__Entries provided__:
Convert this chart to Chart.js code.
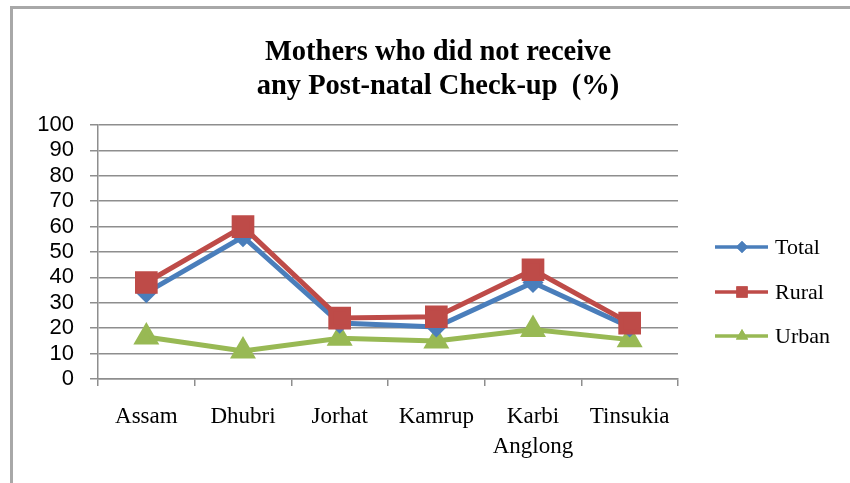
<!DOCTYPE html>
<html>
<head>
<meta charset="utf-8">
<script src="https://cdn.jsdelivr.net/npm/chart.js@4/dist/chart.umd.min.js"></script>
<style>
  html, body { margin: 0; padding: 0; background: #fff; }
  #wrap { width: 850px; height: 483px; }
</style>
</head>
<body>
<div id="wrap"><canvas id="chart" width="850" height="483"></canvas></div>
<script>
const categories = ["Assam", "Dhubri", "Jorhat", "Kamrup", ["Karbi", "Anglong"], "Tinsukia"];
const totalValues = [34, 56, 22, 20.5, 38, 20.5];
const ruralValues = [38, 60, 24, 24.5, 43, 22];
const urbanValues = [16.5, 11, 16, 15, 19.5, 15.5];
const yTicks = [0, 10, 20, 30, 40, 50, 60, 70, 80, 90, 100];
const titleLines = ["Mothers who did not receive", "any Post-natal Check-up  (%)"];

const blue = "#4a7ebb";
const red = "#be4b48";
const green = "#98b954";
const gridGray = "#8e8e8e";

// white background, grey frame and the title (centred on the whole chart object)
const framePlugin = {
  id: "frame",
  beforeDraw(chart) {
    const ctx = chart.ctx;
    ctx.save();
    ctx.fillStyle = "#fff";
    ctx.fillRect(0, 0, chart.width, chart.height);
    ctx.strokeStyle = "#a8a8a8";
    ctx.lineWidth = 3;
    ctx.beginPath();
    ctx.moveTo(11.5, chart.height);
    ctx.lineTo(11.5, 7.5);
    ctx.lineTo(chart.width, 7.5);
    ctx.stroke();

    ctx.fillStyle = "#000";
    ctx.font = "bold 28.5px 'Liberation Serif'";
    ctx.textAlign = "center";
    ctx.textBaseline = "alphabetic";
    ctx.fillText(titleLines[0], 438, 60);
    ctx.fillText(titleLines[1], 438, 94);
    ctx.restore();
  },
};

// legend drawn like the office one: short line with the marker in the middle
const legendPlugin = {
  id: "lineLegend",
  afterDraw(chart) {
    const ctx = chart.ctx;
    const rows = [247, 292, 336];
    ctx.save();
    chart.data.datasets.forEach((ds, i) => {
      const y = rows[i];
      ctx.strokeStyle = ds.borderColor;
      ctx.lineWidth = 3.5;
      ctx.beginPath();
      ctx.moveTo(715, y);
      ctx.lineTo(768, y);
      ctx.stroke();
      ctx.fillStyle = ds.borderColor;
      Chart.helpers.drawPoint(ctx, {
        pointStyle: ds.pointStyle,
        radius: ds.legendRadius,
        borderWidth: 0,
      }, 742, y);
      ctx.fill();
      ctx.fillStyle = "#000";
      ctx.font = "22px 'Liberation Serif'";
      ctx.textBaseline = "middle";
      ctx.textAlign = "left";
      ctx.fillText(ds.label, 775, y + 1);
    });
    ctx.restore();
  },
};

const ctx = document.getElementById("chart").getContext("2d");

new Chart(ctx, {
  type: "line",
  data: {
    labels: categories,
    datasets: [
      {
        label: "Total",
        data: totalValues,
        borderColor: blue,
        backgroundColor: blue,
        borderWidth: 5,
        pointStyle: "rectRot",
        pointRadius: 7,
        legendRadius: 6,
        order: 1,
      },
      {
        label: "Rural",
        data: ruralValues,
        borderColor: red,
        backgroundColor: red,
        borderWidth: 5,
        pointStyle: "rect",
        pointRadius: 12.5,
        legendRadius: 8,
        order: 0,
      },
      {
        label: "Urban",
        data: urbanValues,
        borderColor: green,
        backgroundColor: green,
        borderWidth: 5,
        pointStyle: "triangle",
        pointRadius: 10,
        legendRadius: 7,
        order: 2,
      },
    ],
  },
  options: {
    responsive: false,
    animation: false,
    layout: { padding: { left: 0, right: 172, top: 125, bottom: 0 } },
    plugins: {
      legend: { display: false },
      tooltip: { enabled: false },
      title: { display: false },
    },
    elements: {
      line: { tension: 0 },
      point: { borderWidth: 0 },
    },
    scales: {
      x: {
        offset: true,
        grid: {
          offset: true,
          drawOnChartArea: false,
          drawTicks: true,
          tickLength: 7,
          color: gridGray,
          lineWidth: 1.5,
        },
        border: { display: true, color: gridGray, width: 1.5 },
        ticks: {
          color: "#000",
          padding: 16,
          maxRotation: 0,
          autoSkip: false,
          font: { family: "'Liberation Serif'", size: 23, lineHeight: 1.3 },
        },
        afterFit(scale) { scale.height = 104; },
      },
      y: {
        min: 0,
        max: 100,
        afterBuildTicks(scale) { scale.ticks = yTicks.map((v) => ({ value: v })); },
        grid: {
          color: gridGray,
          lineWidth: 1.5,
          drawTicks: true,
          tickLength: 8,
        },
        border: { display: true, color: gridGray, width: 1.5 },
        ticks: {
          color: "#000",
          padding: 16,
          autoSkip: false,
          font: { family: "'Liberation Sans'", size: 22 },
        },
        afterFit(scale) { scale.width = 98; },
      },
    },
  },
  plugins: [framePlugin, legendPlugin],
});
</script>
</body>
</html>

==

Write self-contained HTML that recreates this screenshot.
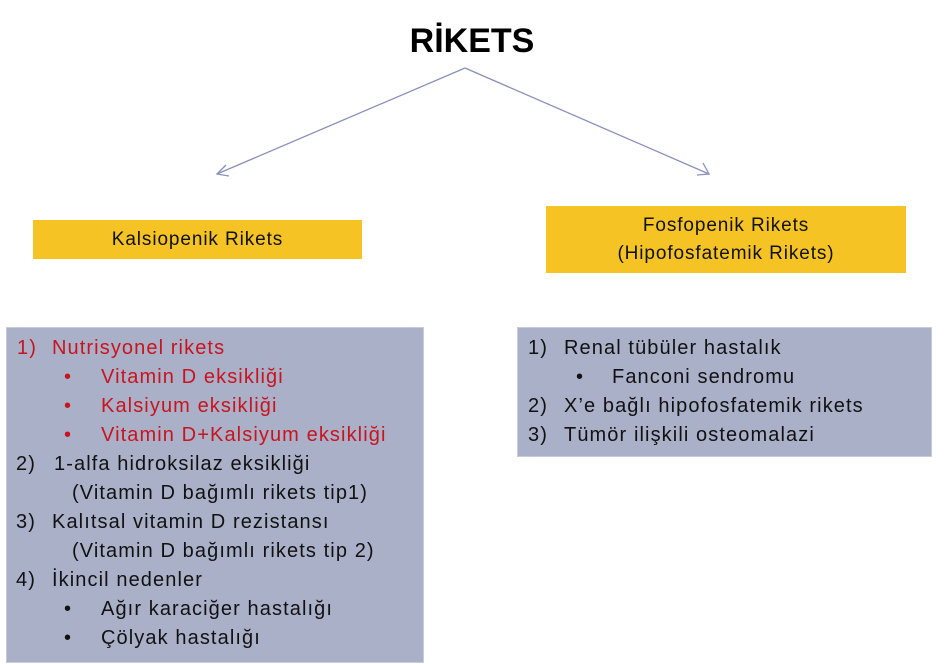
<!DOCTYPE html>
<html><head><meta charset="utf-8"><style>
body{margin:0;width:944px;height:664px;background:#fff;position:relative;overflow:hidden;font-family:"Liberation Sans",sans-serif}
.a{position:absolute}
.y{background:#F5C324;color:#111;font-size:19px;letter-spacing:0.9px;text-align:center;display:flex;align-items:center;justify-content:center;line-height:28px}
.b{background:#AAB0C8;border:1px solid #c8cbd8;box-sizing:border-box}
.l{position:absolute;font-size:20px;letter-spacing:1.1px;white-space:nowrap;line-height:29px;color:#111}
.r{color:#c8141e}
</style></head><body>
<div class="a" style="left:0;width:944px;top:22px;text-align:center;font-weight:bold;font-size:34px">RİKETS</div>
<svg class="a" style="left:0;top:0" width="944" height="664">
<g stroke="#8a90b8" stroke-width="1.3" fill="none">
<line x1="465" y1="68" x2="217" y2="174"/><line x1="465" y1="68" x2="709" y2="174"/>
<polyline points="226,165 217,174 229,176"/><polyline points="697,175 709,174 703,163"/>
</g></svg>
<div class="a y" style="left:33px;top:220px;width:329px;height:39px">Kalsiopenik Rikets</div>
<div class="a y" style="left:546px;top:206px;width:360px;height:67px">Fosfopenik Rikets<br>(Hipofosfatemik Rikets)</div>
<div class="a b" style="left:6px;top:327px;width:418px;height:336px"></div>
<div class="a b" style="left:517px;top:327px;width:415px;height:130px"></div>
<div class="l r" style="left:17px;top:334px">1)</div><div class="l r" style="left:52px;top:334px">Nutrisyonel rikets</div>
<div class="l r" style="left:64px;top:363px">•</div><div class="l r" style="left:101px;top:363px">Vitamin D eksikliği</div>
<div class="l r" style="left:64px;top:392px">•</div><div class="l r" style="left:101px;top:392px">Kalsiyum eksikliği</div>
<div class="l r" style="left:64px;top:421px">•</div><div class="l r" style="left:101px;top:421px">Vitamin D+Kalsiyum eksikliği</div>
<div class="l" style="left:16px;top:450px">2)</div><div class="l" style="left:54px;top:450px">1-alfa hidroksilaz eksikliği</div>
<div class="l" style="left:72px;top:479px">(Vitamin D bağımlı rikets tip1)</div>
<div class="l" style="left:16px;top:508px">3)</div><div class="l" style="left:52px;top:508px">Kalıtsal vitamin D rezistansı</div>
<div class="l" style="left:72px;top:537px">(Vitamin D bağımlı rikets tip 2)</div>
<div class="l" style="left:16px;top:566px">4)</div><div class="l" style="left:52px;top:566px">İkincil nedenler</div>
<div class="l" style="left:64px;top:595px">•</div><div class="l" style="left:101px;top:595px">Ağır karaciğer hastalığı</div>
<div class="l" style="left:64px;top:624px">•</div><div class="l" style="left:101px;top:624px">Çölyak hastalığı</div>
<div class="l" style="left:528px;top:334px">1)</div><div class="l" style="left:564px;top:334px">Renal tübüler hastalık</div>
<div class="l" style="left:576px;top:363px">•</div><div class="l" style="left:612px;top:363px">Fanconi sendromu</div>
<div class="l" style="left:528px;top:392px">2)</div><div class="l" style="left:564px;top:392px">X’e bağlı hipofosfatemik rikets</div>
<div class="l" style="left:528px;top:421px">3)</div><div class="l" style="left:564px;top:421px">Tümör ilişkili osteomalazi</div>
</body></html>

__What is asked__: Using the records above, list each line that includes "this".

__Solution to the problem__:
Convert this chart to Chart.js code.
Write self-contained HTML that recreates this screenshot.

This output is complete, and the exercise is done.